The Zone Generator Card has (2) logic ICs, and 36 transistors, a mix of NPN & PNP, all individually socketed.
The sockets are a blessing and a curse; It’s easy to swap transistors, but the sockets themselves also become a point of failure.
Sometimes, you want to sit down and dig into a schematic, come up with a hypothesis on why it’s not working, and start probing around to prove or disprove your theory. Other times you just want to brute force a problem, because it’s 11:00 PM, and manual labor is sometimes easier than critical thinking. So I set out to test every transistor in one of the bad cards to see if I could coax it back into the living.
I believe these to be unremarkable transistors, since the application is mostly simple low speed switching. In my model there was a mix of Tek model #s and manufacturer #s:
NPN: 2N3904 / 151-0190
PNP: 2N3906 / 151-0188
I decided to test them on my 575 Curve Tracer at their operating voltage, fearing that perhaps the chinesium battery powered one might miss a fault, since these are operated across 50V rails.
I found 2 culprits:
And with those replaced, the unit sprung to life!

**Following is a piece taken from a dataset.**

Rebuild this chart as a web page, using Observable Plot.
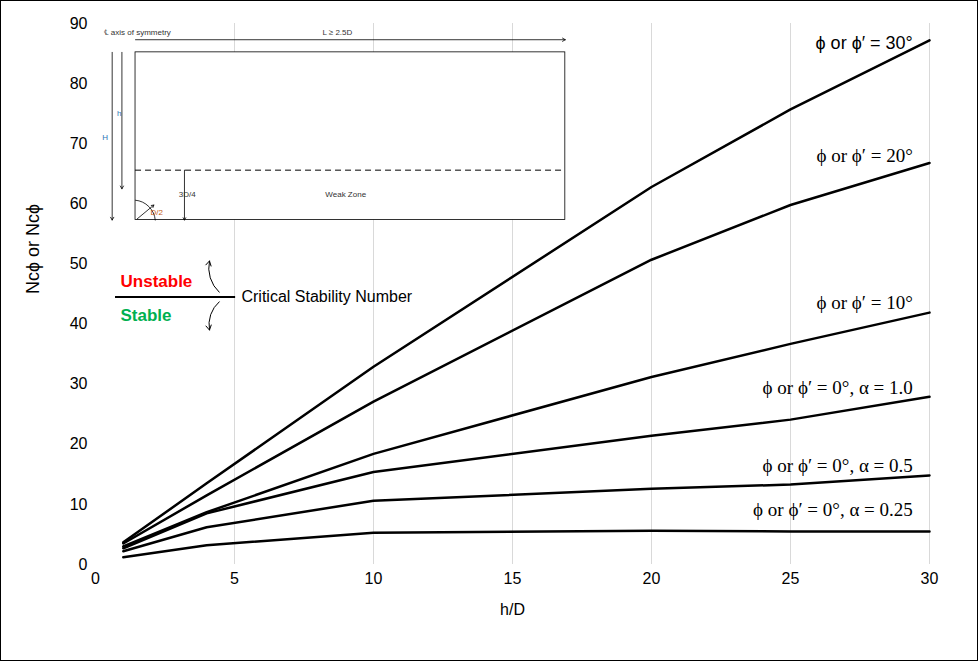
<!DOCTYPE html>
<html><head><meta charset="utf-8">
<script src="https://cdn.jsdelivr.net/npm/d3@7"></script>
<script src="https://cdn.jsdelivr.net/npm/@observablehq/plot@0.6"></script>
<style>body{margin:0;background:#fff}#c{width:978px;height:661px;box-sizing:border-box;border:1.5px solid #000}</style>
</head><body><div id="c"></div>
<script>
const hD = [1, 4, 10, 20, 25, 30];
const series = [
  { name: 'ϕ or ϕ′ = 30°', values: [3.7, 13.5, 32.9, 62.8, 75.7, 87.2], ly: 86.7, serif: false },
  { name: 'ϕ or ϕ′ = 20°', values: [3.5, 11.5, 27.1, 50.7, 59.8, 66.8], ly: 68, serif: true },
  { name: 'ϕ or ϕ′ = 10°', values: [3.0, 8.7, 18.4, 31.2, 36.7, 41.9], ly: 43.5, serif: true },
  { name: 'ϕ or ϕ′ = 0°, α = 1.0', values: [2.7, 8.5, 15.4, 21.4, 24.1, 27.9], ly: 29.4, serif: true },
  { name: 'ϕ or ϕ′ = 0°, α = 0.5', values: [2.2, 6.2, 10.6, 12.6, 13.3, 14.8], ly: 16.4, serif: true },
  { name: 'ϕ or ϕ′ = 0°, α = 0.25', values: [1.2, 3.2, 5.3, 5.6, 5.5, 5.5], ly: 9.1, serif: true }
];
const xTicks = [0, 5, 10, 15, 20, 25, 30];
const yTicks = [0, 10, 20, 30, 40, 50, 60, 70, 80, 90];

// inset sketch (in chart units)
const insetBox = { x1: 1.44, x2: 16.9, y1: 57.3, y2: 85.2 };
const insetDash = 65.6;
const insetNotes = [
  { x: 1.5, y: 88.5, t: '℄ axis of symmetry', a: 'start', c: '#333' },
  { x: 8.7, y: 88.5, t: 'L ≥ 2.5D', a: 'middle', c: '#333' },
  { x: 0.35, y: 71, t: 'H', a: 'middle', c: '#2e75b6' },
  { x: 0.85, y: 75, t: 'h', a: 'middle', c: '#2e75b6' },
  { x: 3.3, y: 61.5, t: '3D/4', a: 'start', c: '#333' },
  { x: 9, y: 61.5, t: 'Weak Zone', a: 'middle', c: '#333' },
  { x: 2.2, y: 58.5, t: 'D/2', a: 'middle', c: '#c55a11' }
];

const rows = series.flatMap(s => hD.map((h, i) => ({ s: s.name, h, v: s.values[i] })));

const chart = Plot.plot({
  width: 975, height: 658,
  marginLeft: 94, marginRight: 47, marginTop: 22, marginBottom: 95,
  style: { fontFamily: 'Liberation Sans, Arial, sans-serif', fontSize: '16px', color: '#000', background: '#fff' },
  x: { domain: [0, 30], ticks: xTicks, label: 'h/D', labelArrow: 'none' },
  y: { domain: [0, 90], ticks: yTicks, label: null },
  marks: [
    Plot.ruleX(xTicks.slice(1), { stroke: '#d9d9d9' }),
    Plot.axisX({ ticks: xTicks, tickSize: 0, tickPadding: 8, fontSize: 16, label: 'h/D', labelArrow: 'none', labelAnchor: 'center', labelOffset: 50 }),
    Plot.axisY({ ticks: yTicks, tickSize: 0, tickPadding: 8, fontSize: 16, label: null }),
    Plot.text(['Nc\u03d5 or Nc\u03d5'], { frameAnchor: 'left', rotate: -90, dx: -62, fontSize: 18 }),
    Plot.line(rows, { x: 'h', y: 'v', z: 's', stroke: '#000', strokeWidth: 2.5 }),
    Plot.text(series.filter(d => !d.serif), { x: 29.4, y: 'ly', text: 'name', textAnchor: 'end', fontSize: 18 }),
    Plot.text(series.filter(d => d.serif), { x: 29.4, y: 'ly', text: 'name', textAnchor: 'end', fontSize: 19, fontFamily: 'Liberation Serif, Times New Roman, serif' }),
    // inset
    Plot.rect([insetBox], { x1: 'x1', x2: 'x2', y1: 'y1', y2: 'y2', fill: '#fff', stroke: '#000', strokeWidth: 0.8 }),
    Plot.ruleY([insetDash], { x1: insetBox.x1, x2: insetBox.x2, stroke: '#000', strokeDasharray: '6,4' }),
    Plot.arrow([{ a: insetBox.x1, b: insetBox.x2 }], { x1: 'a', x2: 'b', y1: 87.3, y2: 87.3, strokeWidth: 0.8, headLength: 6 }),
    Plot.arrow([{ y1: insetBox.y2, y2: insetBox.y1 }], { x1: 0.6, x2: 0.6, y1: 'y1', y2: 'y2', strokeWidth: 0.8, headLength: 6 }),
    Plot.arrow([{ y1: insetBox.y2, y2: 62.5 }], { x1: 0.95, x2: 0.95, y1: 'y1', y2: 'y2', strokeWidth: 0.8, headLength: 6 }),
    Plot.arrow([{ y1: insetDash, y2: insetBox.y1 }], { x1: 3.2, x2: 3.2, y1: 'y1', y2: 'y2', strokeWidth: 0.8, headLength: 5 }),
    Plot.arrow([{ a: 1.5 }], { x1: 'a', y1: 57.5, x2: 2.1, y2: 59.8, strokeWidth: 0.8, headLength: 5 }),
    Plot.arrow([{ a: 2.15 }], { x1: 1.44, y1: 60.6, x2: 'a', y2: 57.3, bend: 40, stroke: '#000', strokeWidth: 0.8, headLength: 0 }),
    Plot.text(insetNotes, { x: 'x', y: 'y', text: 't', textAnchor: 'a', fontSize: 8, fill: 'c' }),
    // stability legend
    Plot.ruleY([44.5], { x1: 0.72, x2: 5.04, stroke: '#000', strokeWidth: 2 }),
    Plot.text(['Unstable'], { x: 0.9, y: 47, textAnchor: 'start', fill: '#ff0000', fontWeight: 'bold', fontSize: 17 }),
    Plot.text(['Stable'], { x: 0.9, y: 41.4, textAnchor: 'start', fill: '#00b050', fontWeight: 'bold', fontSize: 17 }),
    Plot.text(['Critical Stability Number'], { x: 5.25, y: 44.5, textAnchor: 'start', fontSize: 16 }),
    Plot.arrow([{ a: 4.45 }], { x1: 'a', y1: 45.3, x2: 4.1, y2: 50.5, bend: 30, strokeWidth: 1, headLength: 8 }),
    Plot.arrow([{ a: 4.45 }], { x1: 'a', y1: 43.7, x2: 4.1, y2: 39, bend: -30, strokeWidth: 1, headLength: 8 })
  ]
});
document.getElementById('c').appendChild(chart);
</script></body></html>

So now we have 2 Zone Generator cards that at least let the unit run measurements, but both have problems. The Zone Generator card generates the areas on the displayed waveform where measurements are made, and show those at highlighted portions on the trace. A zone can be .5cm, 2cm, 4cm or 10cm long (or 12cm, but I’m not getting into that now). When the zone is .5cm, the average of that zone is returned; when it’s longer, the peak is returned.
The first card had an issue where the 0% zone would jump around, and not get to all the locations. We can see in the schematic, there’s a binary coded input coming from the zone position control. Because of the way it was jumping around, I suspected either the 2 or 4 bit, corresponding to Q864 or Q884. Q864 was bad, and replacing it gave me a fully functioning card.
The second card had an issue where the entirety of the 100% zone would be highlighted, so I could only see a movable cursor when only the 0% zone was selected.
This trace shows 2 good ZONE signals, and the incoming SWEEP GATE on the bottom, which I’m triggering from (thank god for 4 channel scopes). The negative pulses represent the position and width of the two zones.
The trace below shows a bad ZONE signal.
I’m seeing this signal coming from M938, but also going into it. Moving upstream, I check Q933. That’s OK. I pull and re-seat M938, and that seems to fix the issue. Now I have a cursor, but it has the same skip issue as the other card. The 100% zone transistors in question are Q964 & Q984. Both of these are good, but re-seating them fixes the issue. Like I said, those sockets are a blessing and a curse.
So now I have 2 more working Zone Generator cards, and a 2nd mostly functioning 230. It’s still wildly out of cal, and there are some quirks with the Nixie display, and cross channel time measurements, but I’ll get to those eventually.